I want people who come to my classes to learn something — about their bodies, about their energy, their minds, their limits and the complexities of how those things all work together — but I also want to help them find some of the emotional release I found 10 years ago. Why does it feel so good to do yoga? Your “rant” has me thinking about it now, and this nugget may help clarify as the evolution continues:
“Without alignment, the integrity goes away. From this precision, an opening of the energetic body is created. The pose then starts to animate you. And the third step, to let go—of expectation, judgment, hope, and fear—allows energy to continue flowing.”
Thank you, Susan!
Love reading the rant and the comments. I’ve been teaching yoga for a long time. Every class and student tell a different story. Over the years I’ve learned that some of these things can be really useful and helpful to students: Talk less and say more. Don’t try so hard to create something bigger. You’re not a guru so chill out and ease up. Be concise and accurate about alignment, with compassion toward each students experience. Realize that people are really stressed and in their heads too much, so teaching stillness is a good idea. Teach specific breathing techniques. Have fun. Be present. OM OM OM
There is a lovely teacher here in Portland who will spend 5-10 minutes getting you into proper alignment in asana. It’s a gorgeous process, and by hour’s end, you feel so good, and in touch with your body. Her name is Sarah and she teaches at Amrita.
I wonder if teachers lack confidence when they ask me to “do what feels right”.

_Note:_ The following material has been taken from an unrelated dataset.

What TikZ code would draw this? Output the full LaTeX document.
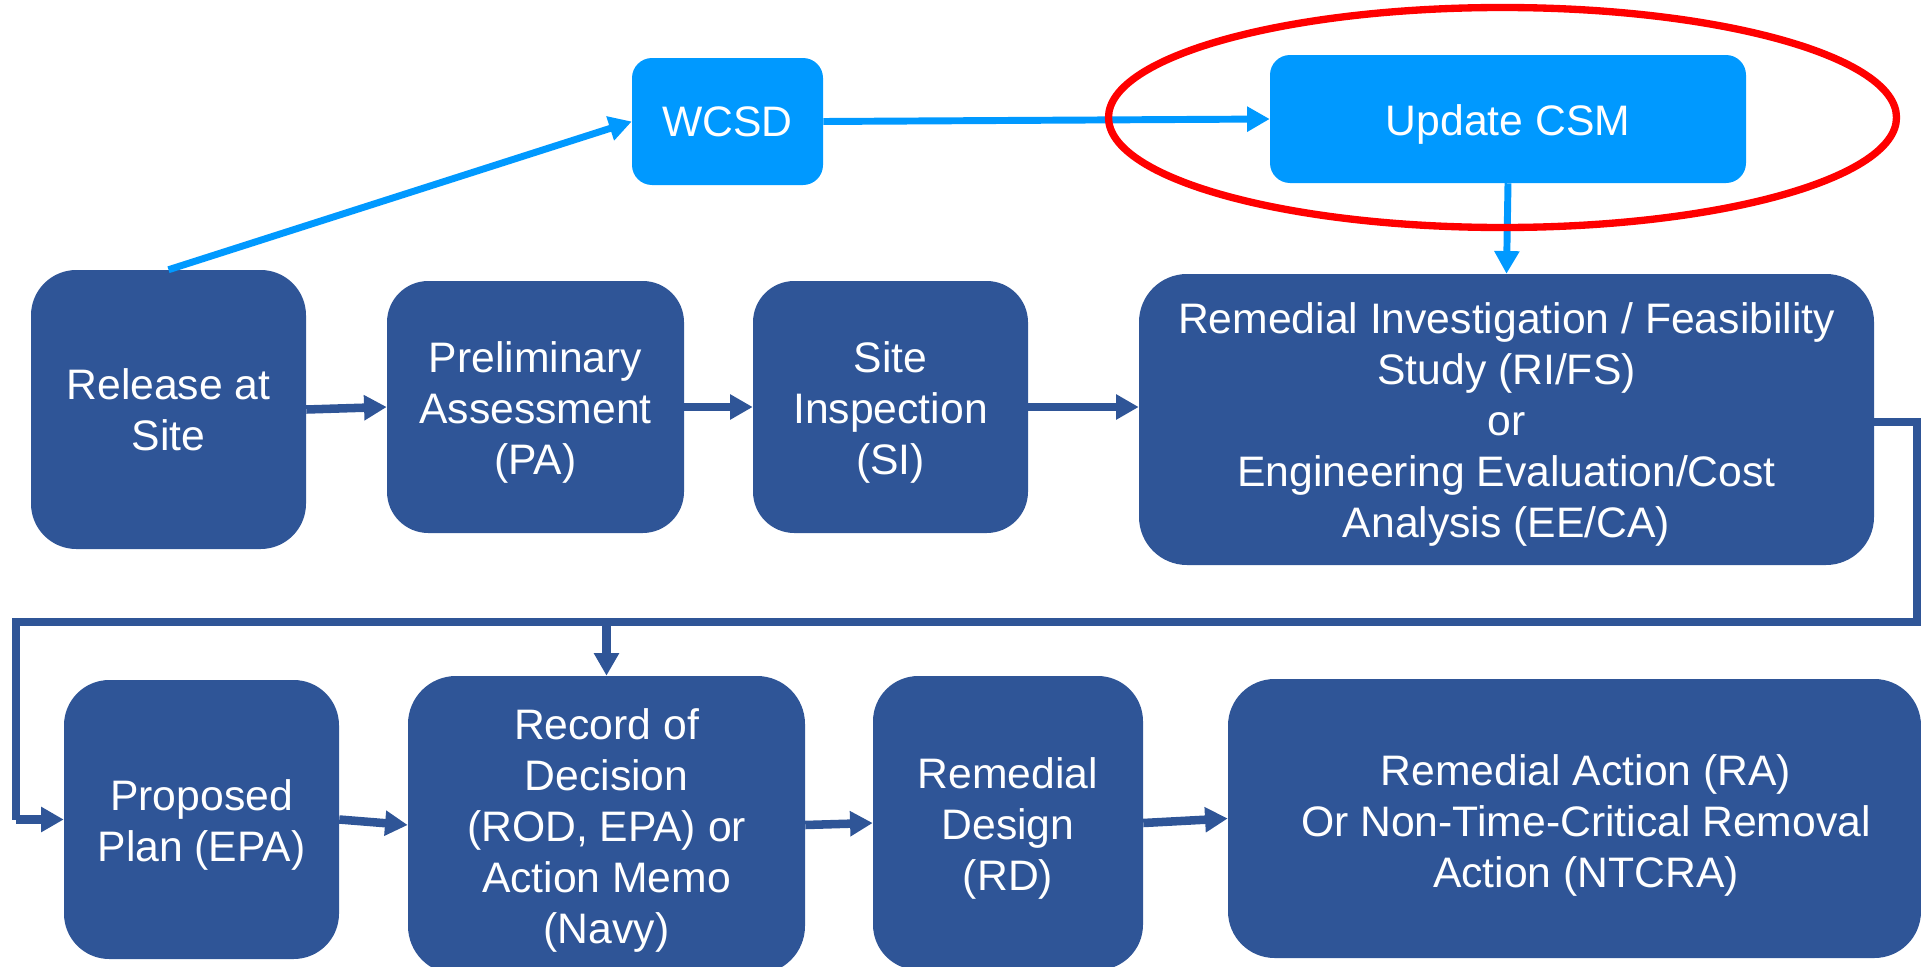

I like the rant. Can I add another phrase to omit while teaching: ‘In your own time…’ Could take a long time til a student feels the urge to follow the direction. After all, we’ve got to end class on time.
How fabulously insightful! There’s a big difference between being a great yoga or asana practitioner and a great teacher. I think you’re alluding to the fact that some teachers just aren’t that skillful at teaching. The love is there, the personal practice is probably there, but the ability to take an experience and translate it into specific short phrases and movements to help students form postures with their bodies for a certain effect… and then to notice and work with it – well that’s something else.
I loved your comment about ‘super-advanced instruction’. I’m developing the view that yoga students are left alone in their minds too much with no forum (in a general class setting) for validating and inquiring into their own experience. They arrive, do what they do and feel how they feel and then go home. If there are going to be ‘invitations’ to ‘make it feel good’ or ‘do what feels right to you’, then that requires a forum of sorts – discussion, teachings and the opportunity to bring insights to the table (or mat). Otherwise, the instructions are anything but, and the teaching even less.